*Dataset content:*
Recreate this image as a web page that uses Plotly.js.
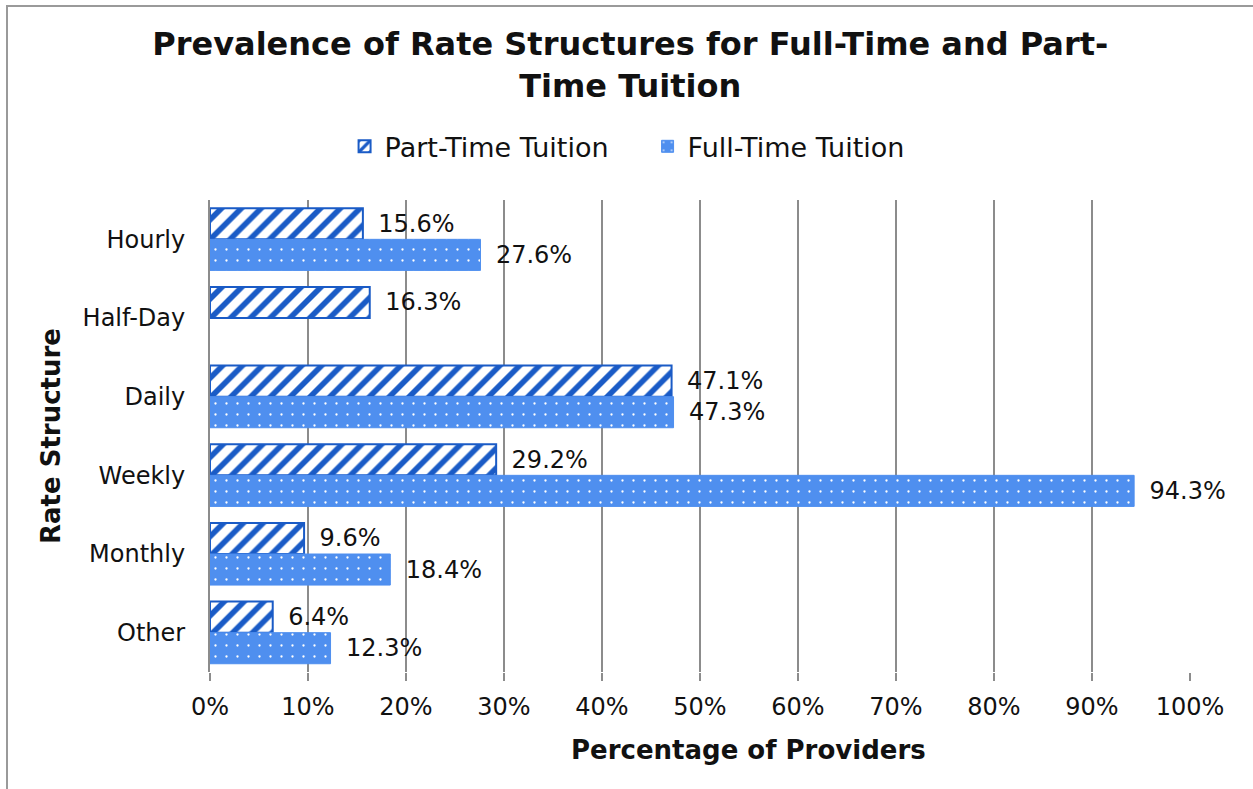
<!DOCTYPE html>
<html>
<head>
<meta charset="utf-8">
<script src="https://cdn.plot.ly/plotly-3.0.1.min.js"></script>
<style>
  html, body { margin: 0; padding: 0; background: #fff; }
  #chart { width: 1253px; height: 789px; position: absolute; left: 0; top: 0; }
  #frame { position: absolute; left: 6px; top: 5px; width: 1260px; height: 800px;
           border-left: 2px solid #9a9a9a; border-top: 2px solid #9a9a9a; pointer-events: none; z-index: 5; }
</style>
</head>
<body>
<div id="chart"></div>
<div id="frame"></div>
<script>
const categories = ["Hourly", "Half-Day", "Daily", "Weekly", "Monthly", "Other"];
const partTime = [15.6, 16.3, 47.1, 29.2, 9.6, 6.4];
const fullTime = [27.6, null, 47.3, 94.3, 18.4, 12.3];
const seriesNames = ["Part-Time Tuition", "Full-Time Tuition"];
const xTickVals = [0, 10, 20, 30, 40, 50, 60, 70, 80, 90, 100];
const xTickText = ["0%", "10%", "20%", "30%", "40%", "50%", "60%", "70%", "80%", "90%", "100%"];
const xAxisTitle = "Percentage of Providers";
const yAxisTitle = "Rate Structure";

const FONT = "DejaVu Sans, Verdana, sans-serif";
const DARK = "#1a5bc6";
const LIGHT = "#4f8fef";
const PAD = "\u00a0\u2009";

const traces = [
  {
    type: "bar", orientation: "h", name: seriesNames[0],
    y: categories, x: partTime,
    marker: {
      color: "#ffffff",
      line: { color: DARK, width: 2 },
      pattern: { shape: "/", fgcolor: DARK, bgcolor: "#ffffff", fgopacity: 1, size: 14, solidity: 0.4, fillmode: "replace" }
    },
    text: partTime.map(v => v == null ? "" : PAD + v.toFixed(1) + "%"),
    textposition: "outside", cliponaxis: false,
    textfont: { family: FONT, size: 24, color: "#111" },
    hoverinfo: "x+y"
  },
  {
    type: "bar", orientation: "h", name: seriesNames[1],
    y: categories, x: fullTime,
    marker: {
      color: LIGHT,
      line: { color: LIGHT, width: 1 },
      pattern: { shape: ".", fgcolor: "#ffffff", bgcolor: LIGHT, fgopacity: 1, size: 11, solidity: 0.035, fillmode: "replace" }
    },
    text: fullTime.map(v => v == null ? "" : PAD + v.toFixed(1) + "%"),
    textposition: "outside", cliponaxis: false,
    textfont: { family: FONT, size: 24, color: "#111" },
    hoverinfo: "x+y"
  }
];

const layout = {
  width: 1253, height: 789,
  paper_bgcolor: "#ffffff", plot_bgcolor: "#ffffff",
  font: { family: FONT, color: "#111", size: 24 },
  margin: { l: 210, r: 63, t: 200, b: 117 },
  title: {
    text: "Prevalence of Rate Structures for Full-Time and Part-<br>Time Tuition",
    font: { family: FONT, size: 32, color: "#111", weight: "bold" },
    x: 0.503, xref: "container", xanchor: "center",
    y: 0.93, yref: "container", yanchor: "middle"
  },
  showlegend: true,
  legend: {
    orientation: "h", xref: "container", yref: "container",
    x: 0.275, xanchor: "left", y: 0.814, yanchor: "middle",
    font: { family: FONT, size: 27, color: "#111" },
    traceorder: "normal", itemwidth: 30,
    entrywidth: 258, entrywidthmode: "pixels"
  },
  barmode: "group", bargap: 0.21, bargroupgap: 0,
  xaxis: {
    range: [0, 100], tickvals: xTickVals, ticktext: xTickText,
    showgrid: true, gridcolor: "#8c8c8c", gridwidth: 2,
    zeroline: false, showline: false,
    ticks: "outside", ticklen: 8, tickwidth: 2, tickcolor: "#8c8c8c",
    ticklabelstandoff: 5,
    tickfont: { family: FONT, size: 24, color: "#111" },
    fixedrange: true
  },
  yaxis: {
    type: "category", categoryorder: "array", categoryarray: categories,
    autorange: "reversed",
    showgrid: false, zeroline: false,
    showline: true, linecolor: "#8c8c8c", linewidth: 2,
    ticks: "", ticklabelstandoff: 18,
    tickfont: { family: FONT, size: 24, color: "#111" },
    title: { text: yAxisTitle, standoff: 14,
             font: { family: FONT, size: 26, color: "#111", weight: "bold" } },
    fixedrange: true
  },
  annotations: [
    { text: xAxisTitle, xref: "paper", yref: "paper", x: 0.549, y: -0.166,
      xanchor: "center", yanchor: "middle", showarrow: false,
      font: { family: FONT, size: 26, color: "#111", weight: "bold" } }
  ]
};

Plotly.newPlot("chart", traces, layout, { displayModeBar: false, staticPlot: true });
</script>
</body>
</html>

*Task brief:*
Quote the data above in full and without alteration; skip the pictures.

*Response to this exercise:*
Recreate this image as a web page that uses Plotly.js.
<!DOCTYPE html>
<html>
<head>
<meta charset="utf-8">
<script src="https://cdn.plot.ly/plotly-3.0.1.min.js"></script>
<style>
  html, body { margin: 0; padding: 0; background: #fff; }
  #chart { width: 1253px; height: 789px; position: absolute; left: 0; top: 0; }
  #frame { position: absolute; left: 6px; top: 5px; width: 1260px; height: 800px;
           border-left: 2px solid #9a9a9a; border-top: 2px solid #9a9a9a; pointer-events: none; z-index: 5; }
</style>
</head>
<body>
<div id="chart"></div>
<div id="frame"></div>
<script>
const categories = ["Hourly", "Half-Day", "Daily", "Weekly", "Monthly", "Other"];
const partTime = [15.6, 16.3, 47.1, 29.2, 9.6, 6.4];
const fullTime = [27.6, null, 47.3, 94.3, 18.4, 12.3];
const seriesNames = ["Part-Time Tuition", "Full-Time Tuition"];
const xTickVals = [0, 10, 20, 30, 40, 50, 60, 70, 80, 90, 100];
const xTickText = ["0%", "10%", "20%", "30%", "40%", "50%", "60%", "70%", "80%", "90%", "100%"];
const xAxisTitle = "Percentage of Providers";
const yAxisTitle = "Rate Structure";

const FONT = "DejaVu Sans, Verdana, sans-serif";
const DARK = "#1a5bc6";
const LIGHT = "#4f8fef";
const PAD = "\u00a0\u2009";

const traces = [
  {
    type: "bar", orientation: "h", name: seriesNames[0],
    y: categories, x: partTime,
    marker: {
      color: "#ffffff",
      line: { color: DARK, width: 2 },
      pattern: { shape: "/", fgcolor: DARK, bgcolor: "#ffffff", fgopacity: 1, size: 14, solidity: 0.4, fillmode: "replace" }
    },
    text: partTime.map(v => v == null ? "" : PAD + v.toFixed(1) + "%"),
    textposition: "outside", cliponaxis: false,
    textfont: { family: FONT, size: 24, color: "#111" },
    hoverinfo: "x+y"
  },
  {
    type: "bar", orientation: "h", name: seriesNames[1],
    y: categories, x: fullTime,
    marker: {
      color: LIGHT,
      line: { color: LIGHT, width: 1 },
      pattern: { shape: ".", fgcolor: "#ffffff", bgcolor: LIGHT, fgopacity: 1, size: 11, solidity: 0.035, fillmode: "replace" }
    },
    text: fullTime.map(v => v == null ? "" : PAD + v.toFixed(1) + "%"),
    textposition: "outside", cliponaxis: false,
    textfont: { family: FONT, size: 24, color: "#111" },
    hoverinfo: "x+y"
  }
];

const layout = {
  width: 1253, height: 789,
  paper_bgcolor: "#ffffff", plot_bgcolor: "#ffffff",
  font: { family: FONT, color: "#111", size: 24 },
  margin: { l: 210, r: 63, t: 200, b: 117 },
  title: {
    text: "Prevalence of Rate Structures for Full-Time and Part-<br>Time Tuition",
    font: { family: FONT, size: 32, color: "#111", weight: "bold" },
    x: 0.503, xref: "container", xanchor: "center",
    y: 0.93, yref: "container", yanchor: "middle"
  },
  showlegend: true,
  legend: {
    orientation: "h", xref: "container", yref: "container",
    x: 0.275, xanchor: "left", y: 0.814, yanchor: "middle",
    font: { family: FONT, size: 27, color: "#111" },
    traceorder: "normal", itemwidth: 30,
    entrywidth: 258, entrywidthmode: "pixels"
  },
  barmode: "group", bargap: 0.21, bargroupgap: 0,
  xaxis: {
    range: [0, 100], tickvals: xTickVals, ticktext: xTickText,
    showgrid: true, gridcolor: "#8c8c8c", gridwidth: 2,
    zeroline: false, showline: false,
    ticks: "outside", ticklen: 8, tickwidth: 2, tickcolor: "#8c8c8c",
    ticklabelstandoff: 5,
    tickfont: { family: FONT, size: 24, color: "#111" },
    fixedrange: true
  },
  yaxis: {
    type: "category", categoryorder: "array", categoryarray: categories,
    autorange: "reversed",
    showgrid: false, zeroline: false,
    showline: true, linecolor: "#8c8c8c", linewidth: 2,
    ticks: "", ticklabelstandoff: 18,
    tickfont: { family: FONT, size: 24, color: "#111" },
    title: { text: yAxisTitle, standoff: 14,
             font: { family: FONT, size: 26, color: "#111", weight: "bold" } },
    fixedrange: true
  },
  annotations: [
    { text: xAxisTitle, xref: "paper", yref: "paper", x: 0.549, y: -0.166,
      xanchor: "center", yanchor: "middle", showarrow: false,
      font: { family: FONT, size: 26, color: "#111", weight: "bold" } }
  ]
};

Plotly.newPlot("chart", traces, layout, { displayModeBar: false, staticPlot: true });
</script>
</body>
</html>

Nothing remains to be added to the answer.